In the presence of the pandemic, KAM has been continuing its operations under new regulations. Some of these include a limit of 25% occupancy and a recently created reservation system, according to Julia Nucci Kelly, assistant director for marketing and communications at KAM.

“If (individuals) were going to just walk into the museum (as opposed to reserving a time), we ask them to use the sign-in sheet where they give their name and either an email or phone number so we can keep track of how many people are coming,” Kelly said. “The museum has always been free, so we never really had check-in procedures. This is definitely something that’s new and a requirement to operate in the state right now.”
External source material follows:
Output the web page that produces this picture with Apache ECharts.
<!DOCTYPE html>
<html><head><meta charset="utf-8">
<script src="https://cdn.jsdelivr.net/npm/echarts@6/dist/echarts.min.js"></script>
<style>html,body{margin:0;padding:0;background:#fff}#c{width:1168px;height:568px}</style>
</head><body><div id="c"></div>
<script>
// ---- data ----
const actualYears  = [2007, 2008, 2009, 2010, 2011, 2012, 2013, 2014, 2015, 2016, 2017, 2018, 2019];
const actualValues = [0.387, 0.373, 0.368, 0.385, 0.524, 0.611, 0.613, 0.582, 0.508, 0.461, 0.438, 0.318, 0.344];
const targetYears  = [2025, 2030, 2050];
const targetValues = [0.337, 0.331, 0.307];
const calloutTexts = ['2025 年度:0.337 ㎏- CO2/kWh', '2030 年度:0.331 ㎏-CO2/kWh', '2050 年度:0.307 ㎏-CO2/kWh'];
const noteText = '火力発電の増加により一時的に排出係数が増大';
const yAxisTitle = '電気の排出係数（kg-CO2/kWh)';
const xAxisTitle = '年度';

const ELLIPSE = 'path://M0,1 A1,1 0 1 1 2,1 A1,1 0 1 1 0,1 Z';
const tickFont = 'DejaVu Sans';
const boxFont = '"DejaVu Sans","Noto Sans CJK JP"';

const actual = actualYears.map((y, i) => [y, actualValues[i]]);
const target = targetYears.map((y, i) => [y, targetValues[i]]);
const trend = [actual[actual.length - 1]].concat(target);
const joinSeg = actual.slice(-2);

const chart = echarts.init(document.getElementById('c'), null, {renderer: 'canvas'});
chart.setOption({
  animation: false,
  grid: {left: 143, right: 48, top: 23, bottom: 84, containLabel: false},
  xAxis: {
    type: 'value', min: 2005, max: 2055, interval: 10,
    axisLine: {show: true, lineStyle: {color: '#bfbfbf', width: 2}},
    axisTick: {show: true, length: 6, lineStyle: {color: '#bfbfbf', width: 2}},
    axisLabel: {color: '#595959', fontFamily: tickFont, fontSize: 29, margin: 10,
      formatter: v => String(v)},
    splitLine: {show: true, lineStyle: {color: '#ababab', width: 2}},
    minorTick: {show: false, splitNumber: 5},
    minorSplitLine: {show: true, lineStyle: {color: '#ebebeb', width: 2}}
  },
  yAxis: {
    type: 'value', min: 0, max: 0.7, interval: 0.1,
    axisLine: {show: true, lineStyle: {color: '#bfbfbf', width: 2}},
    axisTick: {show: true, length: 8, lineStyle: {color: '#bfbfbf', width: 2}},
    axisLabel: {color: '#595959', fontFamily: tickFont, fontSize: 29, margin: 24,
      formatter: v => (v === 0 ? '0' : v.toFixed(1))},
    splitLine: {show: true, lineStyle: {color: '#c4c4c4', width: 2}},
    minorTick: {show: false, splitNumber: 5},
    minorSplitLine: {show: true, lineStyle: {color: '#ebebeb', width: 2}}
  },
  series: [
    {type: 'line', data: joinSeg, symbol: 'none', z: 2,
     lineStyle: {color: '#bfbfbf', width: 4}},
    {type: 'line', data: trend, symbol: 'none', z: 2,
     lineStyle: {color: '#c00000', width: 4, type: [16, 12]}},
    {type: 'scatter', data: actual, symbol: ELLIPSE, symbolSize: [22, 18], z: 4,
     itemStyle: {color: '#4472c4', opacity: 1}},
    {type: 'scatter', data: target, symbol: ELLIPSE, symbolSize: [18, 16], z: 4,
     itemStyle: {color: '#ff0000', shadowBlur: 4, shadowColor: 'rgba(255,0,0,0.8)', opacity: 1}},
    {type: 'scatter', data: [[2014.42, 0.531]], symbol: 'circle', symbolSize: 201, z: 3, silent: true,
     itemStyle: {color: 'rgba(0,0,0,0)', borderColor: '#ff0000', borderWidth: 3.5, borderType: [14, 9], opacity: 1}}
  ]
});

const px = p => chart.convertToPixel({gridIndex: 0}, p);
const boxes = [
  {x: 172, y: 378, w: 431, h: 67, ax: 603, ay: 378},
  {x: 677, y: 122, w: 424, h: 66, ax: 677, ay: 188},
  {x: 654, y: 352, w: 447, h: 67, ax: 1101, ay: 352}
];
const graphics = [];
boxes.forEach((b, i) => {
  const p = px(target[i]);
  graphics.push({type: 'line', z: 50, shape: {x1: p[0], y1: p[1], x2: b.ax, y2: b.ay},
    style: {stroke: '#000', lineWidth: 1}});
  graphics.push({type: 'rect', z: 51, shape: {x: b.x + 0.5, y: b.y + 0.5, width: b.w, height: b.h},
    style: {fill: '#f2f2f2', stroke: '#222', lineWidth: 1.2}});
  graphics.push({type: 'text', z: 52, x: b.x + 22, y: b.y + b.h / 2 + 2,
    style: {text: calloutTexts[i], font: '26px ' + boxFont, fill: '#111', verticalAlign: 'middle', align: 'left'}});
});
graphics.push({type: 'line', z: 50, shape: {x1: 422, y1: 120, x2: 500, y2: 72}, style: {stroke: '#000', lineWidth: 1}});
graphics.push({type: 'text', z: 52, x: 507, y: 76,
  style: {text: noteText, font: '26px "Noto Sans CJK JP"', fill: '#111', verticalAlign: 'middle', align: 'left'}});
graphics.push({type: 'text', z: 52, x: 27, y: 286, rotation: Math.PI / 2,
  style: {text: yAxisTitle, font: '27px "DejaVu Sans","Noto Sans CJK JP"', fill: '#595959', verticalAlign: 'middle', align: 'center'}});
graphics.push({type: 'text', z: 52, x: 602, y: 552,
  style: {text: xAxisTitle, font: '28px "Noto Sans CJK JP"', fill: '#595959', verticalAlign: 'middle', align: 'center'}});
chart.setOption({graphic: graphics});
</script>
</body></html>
Through “Harvest of Memory,” Powell hopes that the audience will better understand Nettles’ experimental techniques and how they were made possible without the use of technology.

“I hope the audience will gain a sense of what is possible,” Powell said. “It’s incredible how Bea developed an innovative way and in many cases invented entirely new ways of making photography. (Through this exhibit, it’s also possible to gain a) sense of photography’s relationship to nature.”

Nettles echoed similar sentiments.

“I hope they get a perspective on how long ago some of these ideas began,” Nettles said. “Some of my early work was done in a process that resembles what you can do in Photoshop, but there was no such thing as Photoshop when I made these images. So I had to invent some techniques to make this possible.”